Four years ago, Minnesota health officials embarked on an ambitious plan to restructure state mental health services for people with the most dire psychiatric illnesses.
They created 10 mini-hospitals statewide designed to provide ideal psychiatric treatment, close to their communities and coupled with medical care. As a bonus, they hoped the facilities' small size would allow the state to draw on federal Medicaid money to pay for half of the cost of treatment.
But today nine of those hospitals, which together cost taxpayers $42 million a year, stand half-empty. The 10th, in Cold Spring, Minn., was closed last fall for lack of use.
Because of bad planning and flawed execution, critics say, the 16-bed hospitals routinely turn away the desperately ill patients they were intended to treat, leaving local health and law enforcement officials frustrated and fuming.
"We have struggled for years," said Peggy Heglund, director of human services for Yellow Medicine County.

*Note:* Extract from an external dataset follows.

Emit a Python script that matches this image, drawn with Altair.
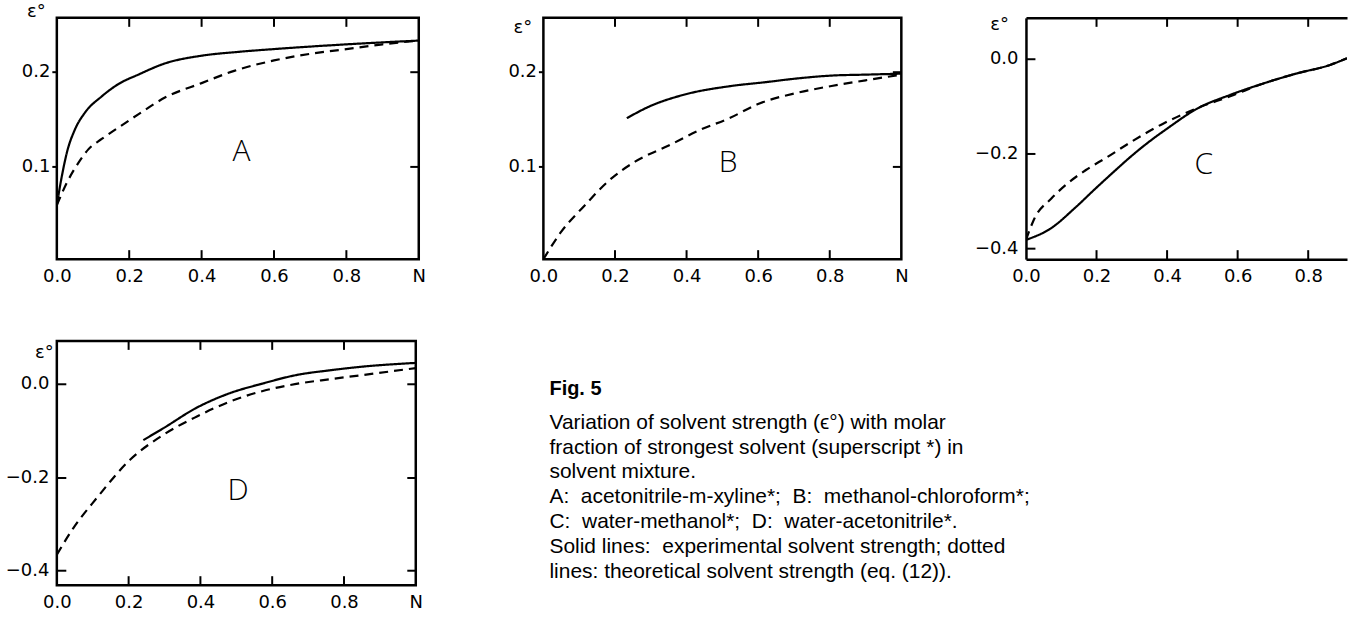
import altair as alt
import pandas as pd

# ---------------- data ----------------
# Panel A: acetonitrile - m-xylene*
A_exp_x = [0.0, 0.014, 0.028, 0.05, 0.078, 0.124, 0.17, 0.225, 0.3, 0.4, 0.5, 0.6, 0.8, 1.0]
A_exp_y = [0.059, 0.090, 0.115, 0.139, 0.157, 0.174, 0.187, 0.197, 0.209, 0.217, 0.221, 0.224, 0.229, 0.233]
A_theo_x = [0.0, 0.028, 0.06, 0.087, 0.124, 0.17, 0.225, 0.3, 0.4, 0.49, 0.6, 0.7, 0.8, 0.9, 1.0]
A_theo_y = [0.059, 0.083, 0.104, 0.118, 0.129, 0.141, 0.155, 0.173, 0.188, 0.201, 0.212, 0.219, 0.224, 0.229, 0.233]

# Panel B: methanol - chloroform*
B_exp_x = [0.233, 0.3, 0.395, 0.525, 0.62, 0.71, 0.805, 0.9, 1.0]
B_exp_y = [0.151, 0.164, 0.176, 0.185, 0.189, 0.193, 0.196, 0.197, 0.198]
B_theo_x = [0.0, 0.05, 0.116, 0.18, 0.256, 0.35, 0.44, 0.52, 0.6, 0.712, 0.805, 0.9, 1.0]
B_theo_y = [0.002, 0.031, 0.059, 0.084, 0.105, 0.122, 0.139, 0.151, 0.166, 0.178, 0.185, 0.191, 0.197]

# Panel C: water - methanol*
C_exp_x = [0.0, 0.07, 0.14, 0.2, 0.25, 0.3, 0.35, 0.4, 0.485, 0.579, 0.673, 0.767, 0.862, 0.91]
C_exp_y = [-0.382, -0.358, -0.314, -0.272, -0.238, -0.205, -0.175, -0.148, -0.106, -0.077, -0.053, -0.032, -0.014, 0.0]
C_theo_x = [0.0, 0.024, 0.072, 0.12, 0.17, 0.23, 0.3, 0.39, 0.485, 0.579, 0.673, 0.767, 0.862, 0.91]
C_theo_y = [-0.382, -0.337, -0.295, -0.262, -0.235, -0.208, -0.175, -0.137, -0.105, -0.08, -0.053, -0.032, -0.014, 0.0]

# Panel D: water - acetonitrile*
D_exp_x = [0.241, 0.296, 0.389, 0.481, 0.574, 0.667, 0.759, 0.852, 1.0]
D_exp_y = [-0.121, -0.096, -0.052, -0.021, 0.0, 0.018, 0.028, 0.036, 0.044]
D_theo_x = [0.0, 0.046, 0.111, 0.204, 0.296, 0.389, 0.481, 0.574, 0.667, 0.759, 0.852, 1.0]
D_theo_y = [-0.366, -0.309, -0.245, -0.163, -0.110, -0.071, -0.039, -0.016, -0.001, 0.009, 0.018, 0.033]

x_ticks_full = [0.0, 0.2, 0.4, 0.6, 0.8, 1.0]
x_ticks_cut = [0.0, 0.2, 0.4, 0.6, 0.8]
x_inner_ticks = [0.2, 0.4, 0.6, 0.8]
y_ticks_pos = [0.1, 0.2]
y_ticks_neg = [-0.4, -0.2, 0.0]

panel_letters = ["A", "B", "C", "D"]
letter_x = [0.51, 0.516, 0.504, 0.505]
letter_y = [0.115, 0.104, -0.225, -0.23]

NB = "\u00a0"
caption_lines = [
    "Fig. 5",
    "Variation of solvent strength (\u03f5\u00b0) with molar",
    "fraction of strongest solvent (superscript *) in",
    "solvent mixture.",
    f"A:{NB} acetonitrile-m-xyline*;{NB} B:{NB} methanol-chloroform*;",
    f"C:{NB} water-methanol*;{NB} D:{NB} water-acetonitrile*.",
    f"Solid lines:{NB} experimental solvent strength; dotted",
    "lines: theoretical solvent strength (eq. (12)).",
]
caption_rows = [0.64, 2, 3, 4, 5, 6, 7, 8]
caption_bold = [True, False, False, False, False, False, False, False]

AX_FONT = "DejaVu Sans"
AX_SIZE = 18
FRAME_W = 2.5
TICK_PX = 9


def make_df(ex, ey, tx, ty):
    rows = [{"N": x, "eps": y, "kind": "experimental"} for x, y in zip(ex, ey)]
    rows += [{"N": x, "eps": y, "kind": "theoretical"} for x, y in zip(tx, ty)]
    return pd.DataFrame(rows)


def tick_axis(orient, offset, values, ticks=True, domain=False):
    return alt.Axis(orient=orient, offset=offset, values=values, labels=False,
                    ticks=ticks, tickSize=TICK_PX, tickWidth=2, tickColor="black",
                    domain=domain, domainWidth=FRAME_W, domainColor="black",
                    grid=False, title=None)


def panel(df, idx, xdom, ydom, W, H, xvals, yvals, tx, ty,
          left_inward, right_side, frame_by_axes):
    xs = alt.Scale(domain=xdom, nice=False, zero=False)
    ys = alt.Scale(domain=ydom, nice=False, zero=False)
    label_expr = "datum.value > 0.99 ? 'N' : format(datum.value, '.1f')"
    x_main = alt.Axis(orient="bottom", values=xvals, labelExpr=label_expr,
                      ticks=False, labelPadding=8, labelFlush=False,
                      labelFont=AX_FONT, labelFontSize=AX_SIZE, labelColor="black",
                      domain=frame_by_axes, domainWidth=FRAME_W, domainColor="black",
                      grid=False, title=None)
    y_main = alt.Axis(orient="left", values=yvals, format=".1f",
                      ticks=not left_inward, tickSize=5, tickWidth=2, tickColor="black",
                      labelPadding=8 if left_inward else 2,
                      labelFont=AX_FONT, labelFontSize=AX_SIZE, labelColor="black",
                      domain=frame_by_axes, domainWidth=FRAME_W, domainColor="black",
                      grid=False, title="\u03b5\u00b0", titleAngle=0, titleX=tx, titleY=ty,
                      titleAlign="center", titleBaseline="alphabetic",
                      titleFont=AX_FONT, titleFontSize=AX_SIZE, titleFontWeight="normal",
                      titleColor="black")
    lines = alt.Chart(df).mark_line(color="black", strokeWidth=2.2, interpolate="monotone",
                                    clip=True).encode(
        x=alt.X("N:Q", scale=xs, axis=x_main),
        y=alt.Y("eps:Q", scale=ys, axis=y_main),
        strokeDash=alt.StrokeDash("kind:N", scale=alt.Scale(
            domain=["experimental", "theoretical"], range=[[1, 0], [9, 6]]), legend=None),
    )
    layers = [lines]
    # inward tick marks on the top and bottom borders, drawn as short rules at the tick values
    tvals = [v for v in x_inner_ticks if v < xdom[1]]
    dy = TICK_PX / H * (ydom[1] - ydom[0])
    tdf = pd.DataFrame({
        "N": tvals * 2,
        "y0": [ydom[1]] * len(tvals) + [ydom[0]] * len(tvals),
        "y1": [ydom[1] - dy] * len(tvals) + [ydom[0] + dy] * len(tvals),
    })
    layers.append(alt.Chart(tdf).mark_rule(strokeWidth=2, color="black").encode(
        x=alt.X("N:Q", scale=xs, axis=None),
        y=alt.Y("y0:Q", scale=ys, axis=None),
        y2="y1:Q"))
    if frame_by_axes:
        # top border line
        layers.append(alt.Chart(df).mark_point(opacity=0).encode(
            x=alt.X("N:Q", scale=xs, axis=tick_axis("bottom", -H, xvals, ticks=False, domain=True)),
            y=alt.Y("eps:Q", scale=ys, axis=None)))
    if right_side:
        layers.append(alt.Chart(df).mark_point(opacity=0).encode(
            x=alt.X("N:Q", scale=xs, axis=None),
            y=alt.Y("eps:Q", scale=ys, axis=tick_axis("left", -W, yvals))))
    if left_inward:
        layers.append(alt.Chart(df).mark_point(opacity=0).encode(
            x=alt.X("N:Q", scale=xs, axis=None),
            y=alt.Y("eps:Q", scale=ys, axis=tick_axis("right", -W, yvals))))
    ldf = pd.DataFrame({"N": [letter_x[idx]], "eps": [letter_y[idx]],
                        "label": [panel_letters[idx]]})
    layers.append(alt.Chart(ldf).mark_text(font="Open Sans", fontSize=30, fontWeight=300,
                                           color="black").encode(
        x=alt.X("N:Q", scale=xs, axis=None),
        y=alt.Y("eps:Q", scale=ys, axis=None),
        text="label:N"))
    stroke = "transparent" if frame_by_axes else "black"
    return alt.layer(*layers).resolve_axis(x="independent", y="independent").properties(
        width=W, height=H, view=alt.ViewBackground(stroke=stroke, strokeWidth=FRAME_W))


dfA = make_df(A_exp_x, A_exp_y, A_theo_x, A_theo_y)
dfB = make_df(B_exp_x, B_exp_y, B_theo_x, B_theo_y)
dfC = make_df(C_exp_x, C_exp_y, C_theo_x, C_theo_y)
dfD = make_df(D_exp_x, D_exp_y, D_theo_x, D_theo_y)

pA = panel(dfA, 0, [0, 1], [0.002, 0.257], 363, 242, x_ticks_full, y_ticks_pos,
           -21, -1, False, True, False)
pB = panel(dfB, 1, [0, 1], [0.002, 0.257], 359, 242, x_ticks_full, y_ticks_pos,
           -21, 15, False, True, False)
pC = panel(dfC, 2, [0, 0.91], [-0.4225, 0.085], 322, 242, x_ticks_cut, y_ticks_neg,
           -27, 12, True, False, True)
pD = panel(dfD, 3, [0, 1], [-0.431, 0.091], 360, 245, x_ticks_full, y_ticks_neg,
           -13, 17, True, True, False)

cap_df = pd.DataFrame({"text": caption_lines, "line": caption_rows,
                       "bold": caption_bold, "col": [0.0] * len(caption_lines)})
cx = alt.Scale(domain=[-0.017, 0.983], nice=False, zero=False)
cy = alt.Scale(domain=[-1.28, 8.52], nice=False, zero=False, reverse=True)
cap_bold = alt.Chart(cap_df).transform_filter("datum.bold").mark_text(
    align="left", baseline="middle", font="Liberation Sans", fontSize=20,
    fontWeight="bold", color="black").encode(
    x=alt.X("col:Q", scale=cx, axis=None), y=alt.Y("line:Q", scale=cy, axis=None),
    text="text:N")
cap_body = alt.Chart(cap_df).transform_filter("!datum.bold").mark_text(
    align="left", baseline="middle", font="Liberation Sans", fontSize=21,
    color="black").encode(
    x=alt.X("col:Q", scale=cx, axis=None), y=alt.Y("line:Q", scale=cy, axis=None),
    text="text:N")
caption = alt.layer(cap_bold, cap_body).properties(
    width=359, height=245, view=alt.ViewBackground(stroke="transparent"))

chart = alt.concat(pA, pB, pC, pD, caption, columns=3,
                   spacing={"row": 82, "column": 125}, bounds="flush").properties(
    padding={"left": 4, "top": 0, "right": 0, "bottom": 0},
    background="white",
)

chart.save("out.html", embed_options={"renderer": "svg", "actions": False})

Now the Minnesota Department of Human Services (DHS) wants to overhaul the system again. Officials want to change the mission of the mini-hospitals, cut $17 million from the program's budget and provide more effective care for some of the more than 100,000 Minnesotans who have serious mental illnesses such as schizophrenia, bipolar disorder and major depression.
But legislators, advocates and providers -- mindful of the last experiment -- are balking at DHS' plan and demanding a seat at the table.
"We don't want the state to make the same mistake again of jumping too quickly," said Sen. Linda Berglin, DFL-Minneapolis, an influential voice on health policy.